Given a matrix $M = \left(a_{ij}\right)$ with non-negative integer entries, and a cost threshold $\alpha$, I want to find the maximum number of rows of $M$ I can select subject to a cost function $L$ not exceeding $\alpha$.
The cost function $L$ is pretty simple, you're given a vector of positive weights $v :=(\omega_1,\omega_2,\dots,\omega_n)$, and the cost is the dot product of $v$ with the maximum value in each of the selected rows. So for example, if $$ M = \begin{bmatrix} 1 & 2 & 0 & 0\\ 0 & 2 & 1 & 1\\ 0 & 0 & 2 & 0 \end{bmatrix} $$ and I selected the first two rows, then my cost for those two items would be $$ (\omega_1,\omega_2,\omega_3,\omega_4) \cdot (\max(1,0),\max(2,2),\max(0,1),\max(0,1)) = \omega_1+2\omega_2 + \omega_3+\omega_4. $$
The reason I've called this a knapsack problem variant is because giving each row a value of $1$, finding the maximal carrying capacity is the same as finding the maximum number of rows I can select.

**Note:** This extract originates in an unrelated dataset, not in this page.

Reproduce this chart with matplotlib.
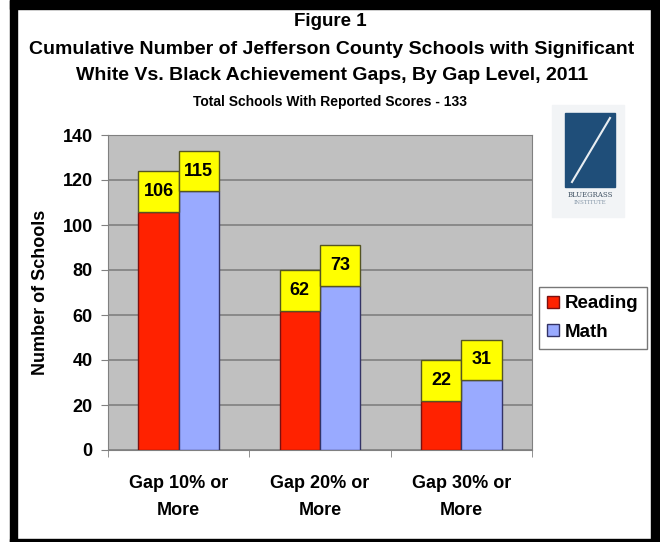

Unfortunately though, since the cost function is determined by the maximum, the cost of the items depends on the items already put into the knapsack, which makes this problem not well suited for dynamical programing.
I'll also note that a simple greedy approach, i.e. just picking the next row that has the lowest cost based on the rows already selected until you can't pick anymore rows is often much smaller than the true optimal solution even for small(ish) sized matrices.
Is there any known literature on this (or a similar) variant of the knapsack problem? Is this NP hard? If so, are there any methods I should explore for trying to find a good approximate solution?
Any thoughts or comments are greatly appreciated!
You can solve the problem via integer linear programming as follows. Let binary decision variable $x_i$ indicate whether row $i$ is selected. Let continuous decision variable $y_j$ represent $\max_{i: x_i = 1} a_{ij}$. The problem is to maximize $\sum_i x_i$ subject to linear constraints \begin{align} a_{ij} x_i &\le y_j &&\text{for all $i$ and $j$} \\ \sum_j \omega_j y_j &\le \alpha \end{align}